Khleif Ayyat

Personal information
- Full name: Khleif Ayyat Al-Issa
- National team: Jordan
- Born: December 1, 1929 Mafraq, Jordan
- Died: September 5, 2022 (aged 92)
- Height: 167 cm (5 ft 6 in)
- Weight: 59 kg (130 lb)

Sport
- Country: Jordan
- Sport: Shooting

= Khleif Ayyat =

Jordanian sports shooter (1929–2022)

Khalif Ayyat Al-Issa (خليف عياط العيسى; December 1, 1929 – September 5, 2022) was a Jordanian Olympic sports shooter. He won the World Military Shooting Championship in 1979. He represented Jordan at the 1980 Summer Olympics in Moscow. Ayyat died on September 5, 2022, at the age of 92.

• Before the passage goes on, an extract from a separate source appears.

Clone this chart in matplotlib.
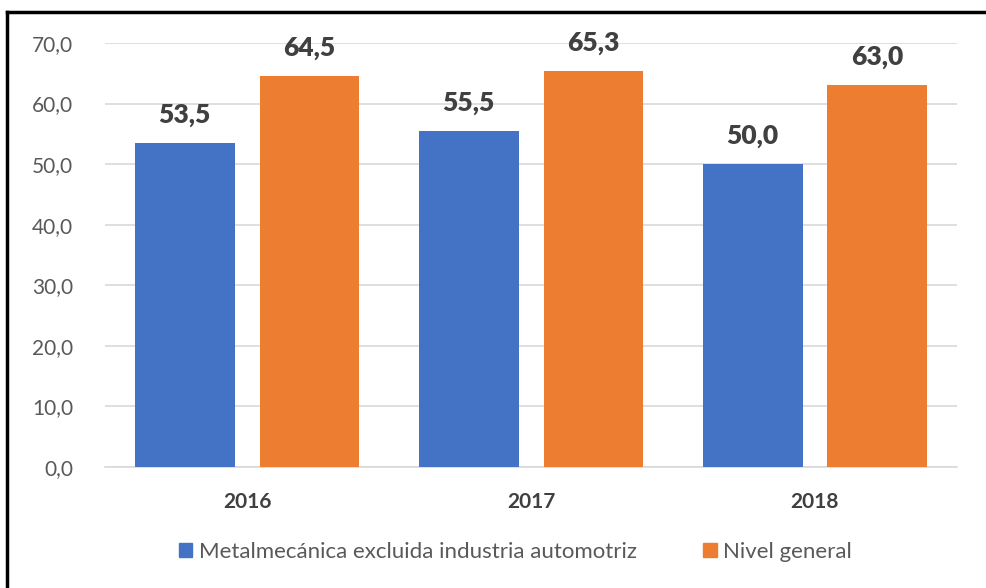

He worked in the army from 1947 to 1984. He took part in the 1948 and 1967 wars. At the end of his caree his rank was lieutenant colonel. During his career he worked for years for the Military Sports Federation. He is described as “veteran pioneer” in his country.

==Olympic participation==
===Moscow 1980===
Khleif was the oldest participant for Jordan in that tournament aged 50 years and 235 days by the start of the tournament. He competed in both mixed 50 metre rifle prone and mixed 50 metre rifle three positions events.

Mixed 50 metre rifle prone

he finished 32nd out of 56 competitor.

| Rank | Shooter | Total |
|---|---|---|
| 32T | Khleif Ayyat (JOR) | 591 |

- Mixed 50 metre rifle three positions

he finished 32nd out of 39 competitor.